Di tengah hiruk pikuk media sosial dan derasnya arus informasi, kritik kerap dianggap ancaman. Kasus Ferry Irwandi menjadi contoh nyata: seorang konten kreator dengan jutaan pengikut, bicara soal tunjangan DPR dan reformasi, langsung jadi sorotan aparat. TNI merasa dilecehkan, langkah konsultasi hukum pun ditempuh. Publik ramai, media heboh. Namun pertanyaannya sederhana: sejak kapan kritik berubah jadi kejahatan?
Padahal, kritik adalah bagian tak terpisahkan dari demokrasi. Ibarat cek kesehatan rutin, kritik mungkin pahit tapi menyelamatkan. Negara yang alergi kritik justru berisiko jatuh sakit karena tidak pernah tahu apa yang salah di dalam tubuhnya.
Kritik Itu Hak Konstitusional
UUD 1945 Pasal 28E ayat (3) memberi hak kepada setiap warga negara untuk menyatakan pendapat. Putusan Mahkamah Konstitusi (MK) No. 105/PUU-XXII/2024 bahkan mempertegas bahwa pencemaran nama baik tidak bisa dilaporkan oleh institusi, hanya individu. Logikanya sederhana: lembaga negara bukan manusia, dan kritik terhadap kebijakan publik adalah bagian dari mekanisme demokrasi, bukan pelanggaran hukum.
Maidina, peneliti Institute for Criminal Justice Reform (ICJR), menilai langkah aparat yang terlalu reaktif justru mencederai demokrasi. "Tugas TNI adalah menjaga pertahanan negara, bukan mengawasi warga sipil apalagi memidanakan kritik. Jika ini dibiarkan, akan lahir iklim ketakutan," tegasnya.

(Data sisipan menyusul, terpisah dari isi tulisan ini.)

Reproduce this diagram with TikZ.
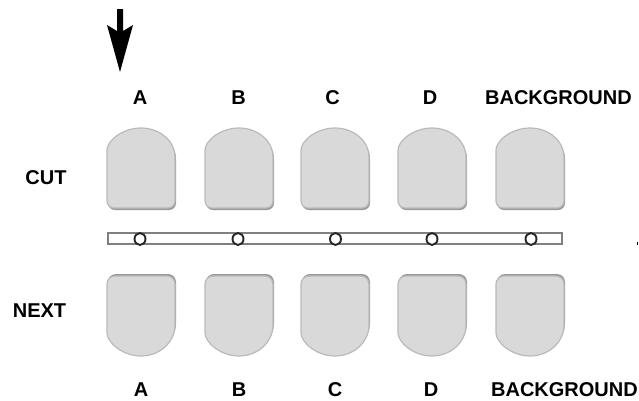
\documentclass[tikz,border=0pt]{standalone}
\usepackage{fontspec}
\setmainfont{Liberation Sans}
\usetikzlibrary{shapes.geometric}
\begin{document}
\begin{tikzpicture}[x=1pt,y=-1pt,
  lbl/.style={font=\fontsize{20}{24}\selectfont\bfseries, inner sep=0pt, anchor=center},
  keyshadow/.style={fill=black!40, draw=none},
  keyface/.style={fill=black!15, draw=black!27, line width=1.2pt},
  upkey/.pic={
    \fill[keyshadow] (-33,30) arc[start angle=180,end angle=360,x radius=34,y radius=29]
       [rounded corners=7pt] -- (35,81) -- (-33,81) -- cycle;
    \path[keyface] (-34,28) arc[start angle=180,end angle=360,x radius=34,y radius=29]
       [rounded corners=7pt] -- (34,79) -- (-34,79) -- cycle;
  },
  lowkey/.pic={
    \fill[keyshadow] (-33,47) arc[start angle=180,end angle=0,x radius=34,y radius=31]
       [rounded corners=8pt] -- (35,-2) -- (-33,-2) -- cycle;
    \path[keyface] (-34,49) arc[start angle=180,end angle=0,x radius=34,y radius=31]
       [rounded corners=8pt] -- (34,0) -- (-34,0) -- cycle;
  },
  bar/.style={fill=white, draw=black!50, line width=1.8pt},
  knob/.style={fill=white, draw=black!85, line width=1.9pt, ellipse, minimum width=11pt, minimum height=12pt, inner sep=0pt},
]
\useasboundingbox (0,0) rectangle (639,400);

% arrow
\coordinate (arrtop) at (120,9);
\coordinate (arrtip) at (120,72);
\fill[black] (arrtop) ++(-3,0) -- ++(6,0) -- ++(0,22) -- (133,25) -- (arrtip) -- (107,25) -- (117,31) -- cycle;

% top labels
\node[lbl] (tA) at (140,98) {A};
\node[lbl] (tB) at (238.5,98) {B};
\node[lbl] (tC) at (332.5,98) {C};
\node[lbl] (tD) at (430,98) {D};
\node[lbl] (tBG) at (558.5,98) {BACKGROUND};

% row labels
\node[lbl] (cut) at (46,178) {CUT};
\node[lbl] (next) at (39.5,311) {NEXT};

% keys
\foreach \cx/\nm in {141/A,239/B,335/C,432/D,530/BG}{
  \pic (u\nm) at (\cx,129) {upkey};
  \pic (l\nm) at (\cx,276) {lowkey};
}

% bar
\draw[bar] (108,233) rectangle (562,244);
\foreach \cx/\nm in {140/A,238/B,335.5/C,432/D,531/BG}{
  \node[knob] (k\nm) at (\cx,239) {};
}

% tiny mark
\draw[black, line width=1pt] (637.5,241.5) -- (637.5,244.5);

% bottom labels
\node[lbl] (bA) at (141,390) {A};
\node[lbl] (bB) at (239,390) {B};
\node[lbl] (bC) at (335,390) {C};
\node[lbl] (bD) at (431,390) {D};
\node[lbl] (bBG) at (564.5,390) {BACKGROUND};
\end{tikzpicture}
\end{document}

Tantangan Aparat: Dewasa Hadapi Kritik
Budaya birokrasi dan militer yang sarat hierarki membuat kritik mudah dipersepsikan sebagai serangan. Namun demokrasi modern menuntut kedewasaan institusi. Di banyak negara, kritik tajam justru dijawab dengan data dan kebijakan, bukan laporan polisi.
Isnur, Ketua Yayasan Lembaga Bantuan Hukum Indonesia (YLBHI), mengingatkan risiko efek jera: "Ketika kritik direspons dengan ancaman pidana, masyarakat akan takut bersuara. Demokrasi mati bukan karena perang, tapi karena rakyatnya diam."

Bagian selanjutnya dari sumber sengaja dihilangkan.